DATA PROVIDED

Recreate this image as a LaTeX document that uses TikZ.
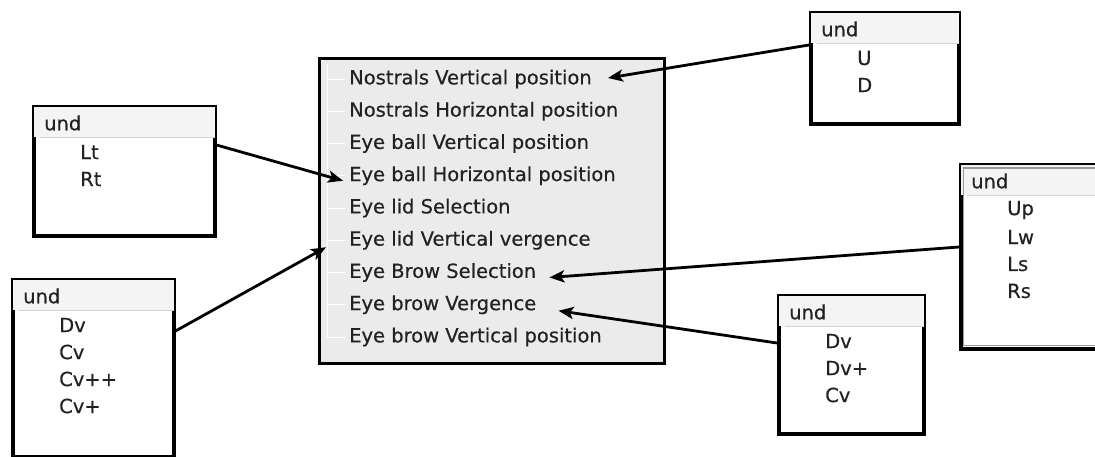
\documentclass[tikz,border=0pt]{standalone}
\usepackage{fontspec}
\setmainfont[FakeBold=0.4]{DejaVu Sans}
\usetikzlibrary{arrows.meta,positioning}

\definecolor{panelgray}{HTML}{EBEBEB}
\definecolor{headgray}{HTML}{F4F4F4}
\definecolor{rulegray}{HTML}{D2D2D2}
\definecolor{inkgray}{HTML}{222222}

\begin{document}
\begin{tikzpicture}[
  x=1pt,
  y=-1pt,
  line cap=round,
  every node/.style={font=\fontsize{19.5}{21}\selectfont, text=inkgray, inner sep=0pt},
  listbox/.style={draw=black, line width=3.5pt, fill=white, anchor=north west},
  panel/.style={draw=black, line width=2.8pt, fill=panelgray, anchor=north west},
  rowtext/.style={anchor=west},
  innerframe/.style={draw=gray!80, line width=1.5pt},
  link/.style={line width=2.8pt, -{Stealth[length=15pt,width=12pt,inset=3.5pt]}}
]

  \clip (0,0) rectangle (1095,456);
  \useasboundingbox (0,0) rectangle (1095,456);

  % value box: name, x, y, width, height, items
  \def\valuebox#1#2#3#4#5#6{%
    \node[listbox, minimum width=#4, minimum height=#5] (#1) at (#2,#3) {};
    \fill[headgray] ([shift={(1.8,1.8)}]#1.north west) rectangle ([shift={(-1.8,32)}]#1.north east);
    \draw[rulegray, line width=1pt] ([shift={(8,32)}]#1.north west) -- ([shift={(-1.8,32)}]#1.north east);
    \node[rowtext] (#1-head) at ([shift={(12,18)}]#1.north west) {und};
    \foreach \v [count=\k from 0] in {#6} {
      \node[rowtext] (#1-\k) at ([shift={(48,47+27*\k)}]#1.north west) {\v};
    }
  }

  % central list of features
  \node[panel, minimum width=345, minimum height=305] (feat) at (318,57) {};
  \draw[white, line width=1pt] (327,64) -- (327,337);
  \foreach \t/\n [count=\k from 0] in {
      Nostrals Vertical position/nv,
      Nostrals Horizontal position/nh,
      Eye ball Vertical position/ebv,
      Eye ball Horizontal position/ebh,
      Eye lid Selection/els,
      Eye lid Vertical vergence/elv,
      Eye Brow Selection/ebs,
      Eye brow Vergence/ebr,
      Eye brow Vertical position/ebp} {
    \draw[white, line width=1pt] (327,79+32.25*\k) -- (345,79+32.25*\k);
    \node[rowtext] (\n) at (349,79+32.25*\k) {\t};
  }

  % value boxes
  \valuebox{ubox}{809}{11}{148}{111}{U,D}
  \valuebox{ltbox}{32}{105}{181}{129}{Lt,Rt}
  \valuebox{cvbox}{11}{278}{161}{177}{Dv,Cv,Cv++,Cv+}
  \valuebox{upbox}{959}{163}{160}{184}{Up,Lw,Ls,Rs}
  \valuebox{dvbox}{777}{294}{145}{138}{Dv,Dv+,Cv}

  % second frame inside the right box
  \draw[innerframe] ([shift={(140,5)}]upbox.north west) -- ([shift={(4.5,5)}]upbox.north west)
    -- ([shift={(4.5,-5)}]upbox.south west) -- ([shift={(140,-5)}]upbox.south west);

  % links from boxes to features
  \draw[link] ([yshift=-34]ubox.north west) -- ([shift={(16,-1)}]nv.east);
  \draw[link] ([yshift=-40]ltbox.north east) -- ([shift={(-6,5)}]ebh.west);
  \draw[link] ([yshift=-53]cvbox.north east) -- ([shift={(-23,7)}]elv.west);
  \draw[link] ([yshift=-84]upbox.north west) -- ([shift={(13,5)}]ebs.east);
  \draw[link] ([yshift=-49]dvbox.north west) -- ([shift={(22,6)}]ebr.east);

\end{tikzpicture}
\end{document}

PROBLEM STATEMENT
Copy all the lines of data exactly as they appear, dropping any images.

WORKED ANSWER
Recreate this image as a LaTeX document that uses TikZ.
\documentclass[tikz,border=0pt]{standalone}
\usepackage{fontspec}
\setmainfont[FakeBold=0.4]{DejaVu Sans}
\usetikzlibrary{arrows.meta,positioning}

\definecolor{panelgray}{HTML}{EBEBEB}
\definecolor{headgray}{HTML}{F4F4F4}
\definecolor{rulegray}{HTML}{D2D2D2}
\definecolor{inkgray}{HTML}{222222}

\begin{document}
\begin{tikzpicture}[
  x=1pt,
  y=-1pt,
  line cap=round,
  every node/.style={font=\fontsize{19.5}{21}\selectfont, text=inkgray, inner sep=0pt},
  listbox/.style={draw=black, line width=3.5pt, fill=white, anchor=north west},
  panel/.style={draw=black, line width=2.8pt, fill=panelgray, anchor=north west},
  rowtext/.style={anchor=west},
  innerframe/.style={draw=gray!80, line width=1.5pt},
  link/.style={line width=2.8pt, -{Stealth[length=15pt,width=12pt,inset=3.5pt]}}
]

  \clip (0,0) rectangle (1095,456);
  \useasboundingbox (0,0) rectangle (1095,456);

  % value box: name, x, y, width, height, items
  \def\valuebox#1#2#3#4#5#6{%
    \node[listbox, minimum width=#4, minimum height=#5] (#1) at (#2,#3) {};
    \fill[headgray] ([shift={(1.8,1.8)}]#1.north west) rectangle ([shift={(-1.8,32)}]#1.north east);
    \draw[rulegray, line width=1pt] ([shift={(8,32)}]#1.north west) -- ([shift={(-1.8,32)}]#1.north east);
    \node[rowtext] (#1-head) at ([shift={(12,18)}]#1.north west) {und};
    \foreach \v [count=\k from 0] in {#6} {
      \node[rowtext] (#1-\k) at ([shift={(48,47+27*\k)}]#1.north west) {\v};
    }
  }

  % central list of features
  \node[panel, minimum width=345, minimum height=305] (feat) at (318,57) {};
  \draw[white, line width=1pt] (327,64) -- (327,337);
  \foreach \t/\n [count=\k from 0] in {
      Nostrals Vertical position/nv,
      Nostrals Horizontal position/nh,
      Eye ball Vertical position/ebv,
      Eye ball Horizontal position/ebh,
      Eye lid Selection/els,
      Eye lid Vertical vergence/elv,
      Eye Brow Selection/ebs,
      Eye brow Vergence/ebr,
      Eye brow Vertical position/ebp} {
    \draw[white, line width=1pt] (327,79+32.25*\k) -- (345,79+32.25*\k);
    \node[rowtext] (\n) at (349,79+32.25*\k) {\t};
  }

  % value boxes
  \valuebox{ubox}{809}{11}{148}{111}{U,D}
  \valuebox{ltbox}{32}{105}{181}{129}{Lt,Rt}
  \valuebox{cvbox}{11}{278}{161}{177}{Dv,Cv,Cv++,Cv+}
  \valuebox{upbox}{959}{163}{160}{184}{Up,Lw,Ls,Rs}
  \valuebox{dvbox}{777}{294}{145}{138}{Dv,Dv+,Cv}

  % second frame inside the right box
  \draw[innerframe] ([shift={(140,5)}]upbox.north west) -- ([shift={(4.5,5)}]upbox.north west)
    -- ([shift={(4.5,-5)}]upbox.south west) -- ([shift={(140,-5)}]upbox.south west);

  % links from boxes to features
  \draw[link] ([yshift=-34]ubox.north west) -- ([shift={(16,-1)}]nv.east);
  \draw[link] ([yshift=-40]ltbox.north east) -- ([shift={(-6,5)}]ebh.west);
  \draw[link] ([yshift=-53]cvbox.north east) -- ([shift={(-23,7)}]elv.west);
  \draw[link] ([yshift=-84]upbox.north west) -- ([shift={(13,5)}]ebs.east);
  \draw[link] ([yshift=-49]dvbox.north west) -- ([shift={(22,6)}]ebr.east);

\end{tikzpicture}
\end{document}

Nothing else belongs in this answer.